Work on the rehabilitation of the Deka pumping station and construction of a new 42km pipeline to Hwange Power Station, is set to kick-start this month, the Zimbabwe Power Company (ZPC) has said.
Hwange Power Station, the country’s largest coal-fired power plant, draws raw water for electricity generation and cooling from the Zambezi River.
An Indian consortium, Afcons-Vijeta Joint Venture, in January this year, won the tender to refurbish the station, which has over the years deteriorated, giving rise to poor water supplies to the Hwange Power Station and the Zimbabwe National Water Authority treatment plant.
The new pipeline, which will draw raw water from the Zambezi River into Hwange Power Station will augment the existing one and will also supply drinking water for the surrounding Ingagula community in Hwange.

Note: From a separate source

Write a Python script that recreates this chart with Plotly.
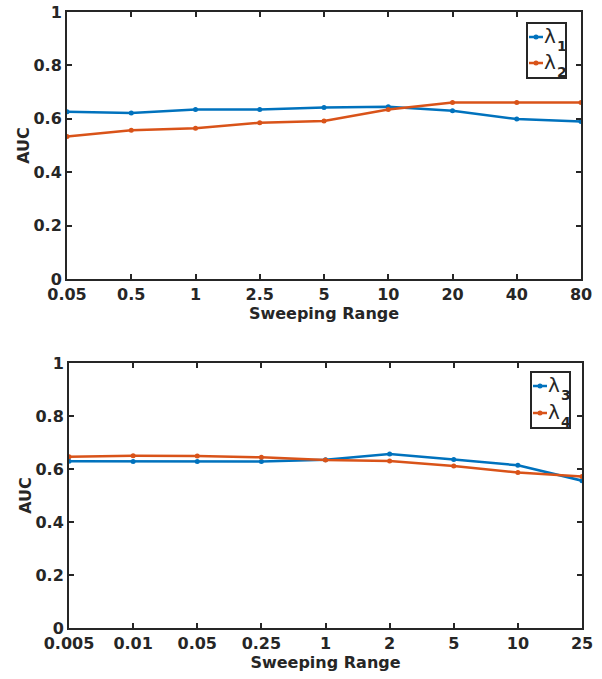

“Project commencement is expected in the second quarter of the year upon fulfilment of conditions precedent. The deal will solve the perennial water supply problem at Hwange Power Station,” ZPC said.
The Export Import Bank of India (Exim Bank) is the financier of the project.
The Government of India availed US$29m funding for the Deka project in 2013.
But, the project did not take off due to numerous teething problems.
Initially, the tender to undertake the project had been given to an Indian contractor, Angelique.
However, the Exim Bank cancelled the tender in 2018 after Angelique failed to comply with the agreement.
Angelique wanted to implement the project in two phases rather than one, initially agreed by the governments of Zimbabwe and India.
The plan by Angelique would have seen the cost of the project ballooning by US$11m to US$39.6m from US$28.6m.
The rise in costs resulted in the Indian bank rejecting the proposal by Angelique because it differed from the original plan agreed by the two governments five years earlier.
Exim Bank engaged an Indian firm called Mahindra to carry out an independent assessment of the costs of implementing the Deka project.
An independent assessment report compiled by Mahindra, however, revealed that the expected cost to complete the project was now US$48.1m, creating a funding shortfall of US$19.5m from the initially agreed US$28.6m line of credit facility extended by the Exim Bank of India in 2013 at the behest of the Government of India.
This represents a 68.18% increase.
The government of India has since agreed to avail the funding gap amounting to US$19.5m.
Hwange Power Station currently requires about 3 500m³ of raw water per hour for power generation which may increase to about 6 000m³/hr when its two expansion units are in operation.
Sino Hydro is expanding Hwange Power Station, constructing two more units, which will feed into the national grid with a combined 600 megawatts.
Currently, the expansion project is about 92% complete.